先頃、「始末の極意」という噺をテレビで聴いた。
この噺はお金に細かい、倹約というかケチというか、
そういう人物が節約の極意を語る話だ。
前半は小噺がいくつも盛られている。
その中にこんな噺があった。
ごくごく貧しい男が亡者となって地獄へ落されて来た。
「ここからは暗闇地獄じゃ。」
獄卒の鬼がガシャーンと鉄の扉を閉めると、もう真っ暗で何も見えない。
ふつうの亡者はあちこちぶつかったり転んだりで、
歩くことがままならない。
ところがこの貧しい亡者はぶつかりも転びもせずに
すっすっと歩いていく。
「あいつおかしいな。」
鬼がよーく見ると、その亡者の前だけボーッと明るい。
その男、爪に灯をともして歩いてた。
米朝師匠の録画ではドヨッとした笑い声が起こって受けていた。
ところが最近は「爪に灯をともす」なんていうことは言わない。
若い人にこれを話してもぽかんとしているか、
「わっ、熱そう、痛そう。」
という反応が返ってくるのだ。
小学校時代の先生に
「朝からお茶漬けサブサブなんて、いけません。
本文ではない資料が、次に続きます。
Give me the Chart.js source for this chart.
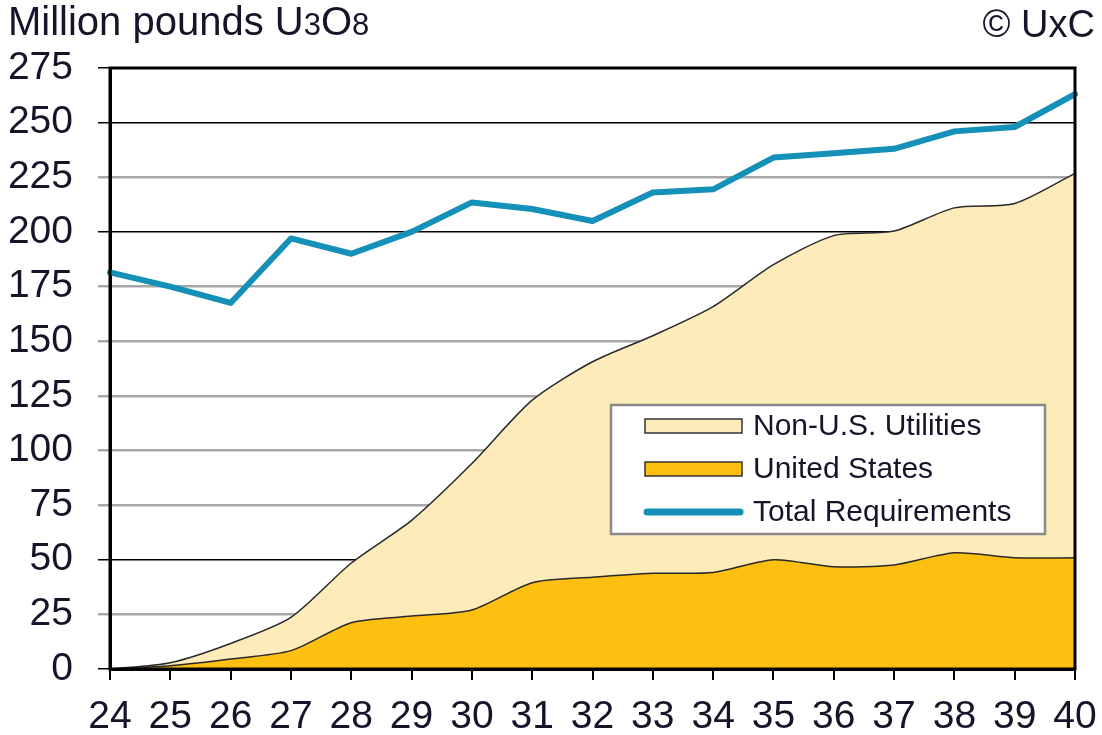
<!DOCTYPE html>
<html><head><meta charset="utf-8">
<script src="https://cdn.jsdelivr.net/npm/chart.js@4"></script>
<style>html,body{margin:0;padding:0;background:#fff}#wrap{width:1102px;height:735px;position:relative}</style>
</head><body><div id="wrap"><canvas id="c" width="1102" height="735"></canvas></div>
<script>
const years = ['24','25','26','27','28','29','30','31','32','33','34','35','36','37','38','39','40'];
const unitedStates = [0, 1.5, 4.6, 8.4, 21.2, 24.2, 27, 39.5, 42, 43.8, 44.2, 50, 46.8, 47.6, 53.2, 50.9, 50.9];
const nonUSUtilities = [0, 1.4, 7.1, 15.2, 27.3, 43.8, 67, 83.5, 98.6, 108.7, 121.6, 135, 151.5, 152.8, 157.8, 162.1, 175.9];
const totalRequirements = [181.5, 175, 167.5, 197, 190, 200, 213.5, 210.5, 205, 218, 219.5, 234, 236, 238, 246, 248, 263];
const yTicks = [0, 25, 50, 75, 100, 125, 150, 175, 200, 225, 250, 275];
const blackGridValues = [0, 50, 200, 250, 275];

const FONT = '"Liberation Sans", Arial, sans-serif';
const TEXT = '#15152a';
const CREAM = '#FDEBB9';
const GOLD = '#FDC010';
const BLUE = '#1590B8';

const decorPlugin = {
  id: 'decor',
  afterDatasetsDraw(chart) {
    const {ctx, chartArea: a} = chart;
    ctx.save();
    ctx.strokeStyle = '#000';
    ctx.lineWidth = 3;
    ctx.strokeRect(a.left, a.top, a.right - a.left, a.bottom - a.top);
    ctx.restore();
  },
  afterDraw(chart) {
    const ctx = chart.ctx;
    ctx.save();
    ctx.fillStyle = TEXT;
    ctx.textBaseline = 'alphabetic';
    ctx.textAlign = 'left';
    let x = 8;
    const y = 35;
    const parts = [['Million pounds U', 40], ['3', 31], ['O', 40], ['8', 31]];
    for (const [t, s] of parts) {
      ctx.font = s + 'px ' + FONT;
      ctx.fillText(t, x, y);
      x += ctx.measureText(t).width;
    }
    ctx.textAlign = 'right';
    ctx.font = '38px ' + FONT;
    ctx.fillText('\u00A9 UxC', 1095, 37);

    const bx = 611, by = 405, bw = 434, bh = 129;
    ctx.fillStyle = '#fff';
    ctx.fillRect(bx, by, bw, bh);
    ctx.strokeStyle = '#8a8a8a';
    ctx.lineWidth = 2.5;
    ctx.strokeRect(bx, by, bw, bh);
    const ds = chart.data.datasets;
    const items = [ds[1], ds[0], ds[2]];
    const rows = [426, 469, 512];
    ctx.font = '30px ' + FONT;
    ctx.textAlign = 'left';
    ctx.textBaseline = 'middle';
    items.forEach((d, i) => {
      const ry = rows[i];
      if (d.fill) {
        ctx.fillStyle = d.backgroundColor;
        ctx.fillRect(645, ry - 7, 97, 14);
        ctx.strokeStyle = '#333';
        ctx.lineWidth = 1.5;
        ctx.strokeRect(645, ry - 7, 97, 14);
      } else {
        ctx.strokeStyle = d.borderColor;
        ctx.lineWidth = 7;
        ctx.lineCap = 'round';
        ctx.beginPath();
        ctx.moveTo(647, ry);
        ctx.lineTo(740, ry);
        ctx.stroke();
      }
      ctx.fillStyle = TEXT;
      ctx.fillText(d.label, 753, ry + 1);
    });
    ctx.restore();
  }
};

new Chart(document.getElementById('c'), {
  type: 'line',
  data: {
    labels: years,
    datasets: [
      {label: 'United States', data: unitedStates, backgroundColor: GOLD, borderColor: '#2a2a2a', borderWidth: 1.5,
       fill: 'origin', stack: 'req', order: 1, tension: 0.25, pointRadius: 0},
      {label: 'Non-U.S. Utilities', data: nonUSUtilities, backgroundColor: CREAM, borderColor: '#2a2a2a', borderWidth: 1.5,
       fill: '-1', stack: 'req', order: 2, tension: 0.25, pointRadius: 0},
      {label: 'Total Requirements', data: totalRequirements, borderColor: BLUE, backgroundColor: BLUE, borderWidth: 6,
       fill: false, stack: 'total', order: 0, tension: 0, pointRadius: 0, borderJoinStyle: 'round', borderCapStyle: 'round'}
    ]
  },
  options: {
    responsive: false,
    animation: false,
    devicePixelRatio: 1,
    layout: {padding: {top: 68, right: 27, left: 0, bottom: 0}},
    plugins: {legend: {display: false}, tooltip: {enabled: false}, title: {display: false}},
    scales: {
      x: {
        type: 'category', offset: false,
        grid: {drawOnChartArea: false, drawTicks: true, tickLength: 11, color: '#000', lineWidth: 2},
        border: {color: '#000', width: 3},
        ticks: {font: {size: 39, family: FONT}, color: TEXT, padding: 14, maxRotation: 0, autoSkip: false},
        afterFit(s) { s.height = 66; s.paddingRight = 0; s.paddingLeft = 0; }
      },
      y: {
        stacked: true, min: 0, max: 275,
        afterBuildTicks(s) { s.ticks = yTicks.map(v => ({value: v})); },
        grid: {
          color: c => blackGridValues.includes(c.tick.value) ? '#000' : '#a8a8a8',
          lineWidth: c => blackGridValues.includes(c.tick.value) ? 1.5 : 2.5,
          tickLength: 12
        },
        border: {color: '#000', width: 3},
        ticks: {font: {size: 39, family: FONT}, color: TEXT, padding: 25},
        afterFit(s) { s.width = 110; s.paddingTop = 0; s.paddingBottom = 0; }
      }
    }
  },
  plugins: [decorPlugin]
});
</script></body></html>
」
と言われたことを覚えている。
子供はしっかり食べて、丈夫な体と心を作る、という意味だったと思う。
食の細い子だった私は母の作る朝食が
「しっかり」しているのがちょっと苦手であった。
よくお茶漬けにしてくれとせがんだものだ。
茶碗にお茶を入れるだけなのだが。
そのうちにのり茶漬けやサケ茶漬けといった商品が発売されて、よく食べた。
大人になって、飲みすぎた翌朝はサケ茶漬けぐらいしか入らん、
ということもよくあった。
最近はそうならないようにセーブしているつもり。
ある日、私の部屋の机の上にカップラーメンのようなものが置かれていた。
「なにこれ?」と私。
家内が、「食べてみたいって言ってたじゃない。」
確かにそう言った。
パッケージには「新しいお茶づけのカタチ」とある。
ご飯込みのお茶漬けである。
最近はご飯を炊かない家庭が多くなっているので開発したという
新聞記事を読んだことがある。
なるほど、これは学生さんや単身者にはよさそうだ。
ただ、私の小学校の先生風に
「朝からカップ麺のようなお茶漬けなんて、いけません。」
っていう気持ちが少しする。
カップ茶漬けはまだ机の上にある。